**Exercise details**
Provide a single number: the count of lines containing the string "code".

**Provided material**
========================================
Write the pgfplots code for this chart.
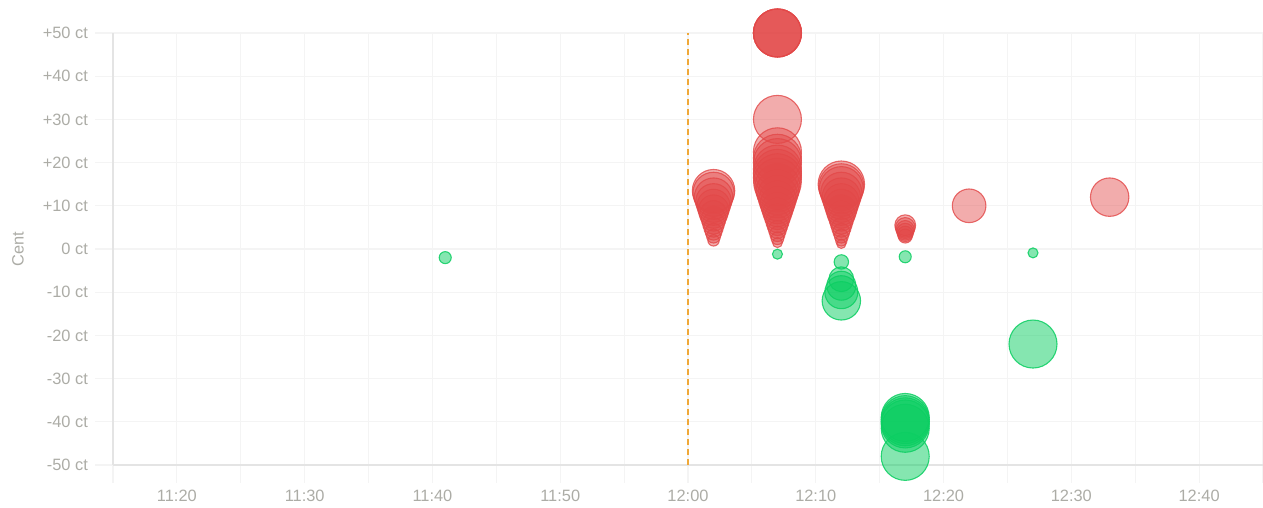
\documentclass[border=0pt]{standalone}
\usepackage{pgfplots}
\pgfplotsset{compat=1.18}
\usepackage{fontspec}
\setmainfont{Liberation Sans}
\definecolor{redc}{RGB}{226,72,72}
\definecolor{greenc}{RGB}{12,206,98}
\definecolor{labgray}{RGB}{172,172,166}
\definecolor{gridc}{RGB}{244,244,244}
\definecolor{axisc}{RGB}{228,228,228}
\definecolor{orangec}{RGB}{240,168,56}

\pgfplotstableread{
x y r
62 13.5 10.6
62 13.0 10.3
62 12.0 9.6
62 11.0 8.9
62 10.0 8.25
62 9.0 7.6
62 8.0 6.9
62 7.0 6.2
62 6.0 5.55
62 5.0 4.9
62 4.0 4.2
62 3.0 3.5
62 2.0 2.85
67 50 12
67 50 12
67 50 12
67 50 12
67 30 12
67 22.5 12
67 21 12
67 20 12
67 18.5 12
67 17.5 12
67 16.5 12
67 15.5 11.9
67 14.5 11.3
67 13.5 10.6
67 12.5 9.9
67 11.5 9.3
67 10.5 8.6
67 9.5 7.9
67 8.5 7.25
67 7.5 6.55
67 6.5 5.9
67 5.5 5.2
67 4.5 4.5
67 3.5 3.85
67 2.5 3.2
67 1.5 2.5
72 15.0 11.6
72 14.5 11.3
72 14.0 10.95
72 13.0 10.3
72 12.0 9.6
72 11.0 8.9
72 10.0 8.25
72 9.0 7.6
72 8.0 6.9
72 7.0 6.2
72 6.0 5.55
72 5.0 4.9
72 4.0 4.2
72 3.0 3.5
72 2.0 2.85
72 1.2 2.3
77 5.5 5.2
77 5.0 4.9
77 4.5 4.5
77 4.0 4.2
77 3.5 3.85
77 3.0 3.5
82 10.0 8.4
93 12.0 9.6
}\redtab

\pgfplotstableread{
x y r
41 -2.0 3.0
67 -1.2 2.5
72 -3.0 3.6
72 -7.0 6.2
72 -8.5 7.25
72 -10.0 8.25
72 -12.0 9.6
77 -1.8 3.0
77 -39.0 12
77 -39.5 12
77 -40.0 12
77 -40.5 12
77 -41.5 12
77 -48.0 12
87 -0.9 2.5
87 -22.0 12
}\greentab

\begin{document}
\begin{tikzpicture}
\begin{axis}[
  at={(0,0)}, anchor=south west,
  scale only axis,
  width=575pt, height=216pt,
  xmin=15, xmax=105,
  ymin=-50, ymax=50,
  clip=false,
  axis lines*=left,
  axis line style={draw=axisc, line width=1pt},
  xtick={20,30,40,50,60,70,80,90,100},
  xticklabels={11:20,11:30,11:40,11:50,12:00,12:10,12:20,12:30,12:40},
  minor xtick={15,25,35,45,55,65,75,85,95,105},
  ytick={-50,-40,-30,-20,-10,0,10,20,30,40,50},
  yticklabels={-50 ct,-40 ct,-30 ct,-20 ct,-10 ct,0 ct,+10 ct,+20 ct,+30 ct,+40 ct,+50 ct},
  grid=both,
  major grid style={draw=gridc, line width=0.6pt},
  minor grid style={draw=gridc, line width=0.6pt},
  tick align=outside,
  major tick length=9pt,
  minor tick length=9pt,
  every tick/.style={draw=gridc, line width=0.6pt},
  tick label style={font=\fontsize{8.2}{10}\selectfont, text=labgray},
  ylabel={Cent},
  every axis y label/.style={at={(axis description cs:0,0.5)}, xshift=-47.5pt, rotate=90, anchor=center, font=\fontsize{8.2}{10}\selectfont, text=labgray},
]
\addplot[draw=orangec, line width=1pt, dash pattern=on 3pt off 2pt] coordinates {(60,-50) (60,50)};
\addplot[
  scatter, only marks, mark=*,
  visualization depends on={\thisrow{r} \as \rad},
  scatter/@pre marker code/.code={\scope[mark size=\rad, draw=redc, fill=redc, fill opacity=0.45, draw opacity=0.8, line width=0.55pt]},
  scatter/@post marker code/.code={\endscope},
] table[x=x, y=y] {\redtab};
\addplot[
  scatter, only marks, mark=*,
  visualization depends on={\thisrow{r} \as \rad},
  scatter/@pre marker code/.code={\scope[mark size=\rad, draw=greenc, fill=greenc, fill opacity=0.5, draw opacity=0.85, line width=0.55pt]},
  scatter/@post marker code/.code={\endscope},
] table[x=x, y=y] {\greentab};
\end{axis}
\pgfresetboundingbox
\useasboundingbox (-56.5pt,-21.5pt) rectangle (575pt,232.5pt);
\end{tikzpicture}
\end{document}
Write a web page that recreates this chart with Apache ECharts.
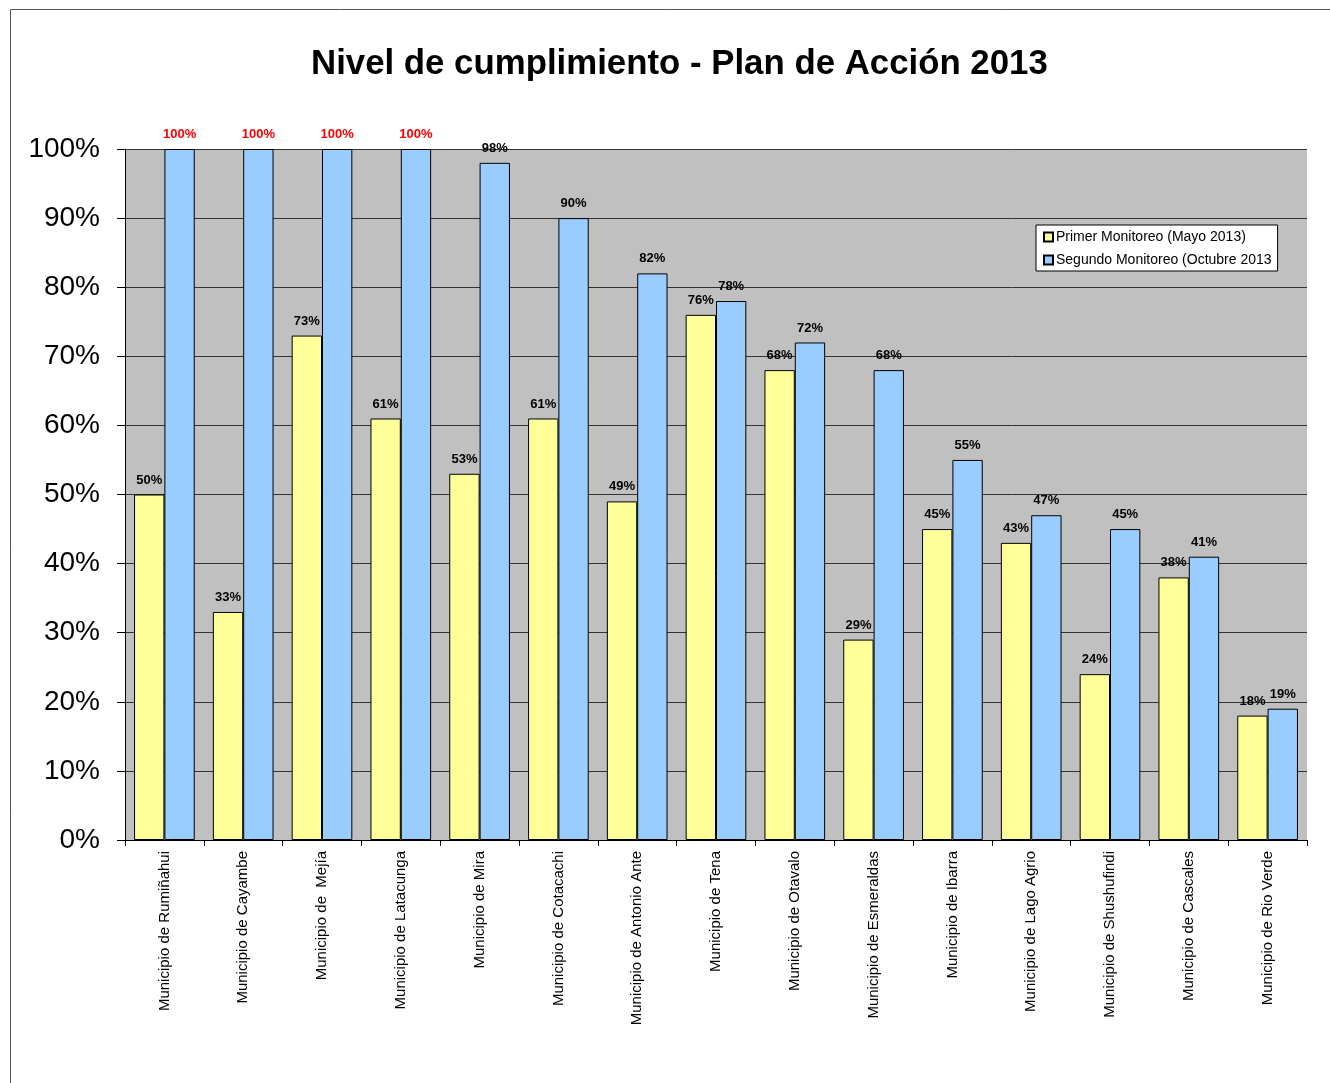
========================================
**Output of the task**
5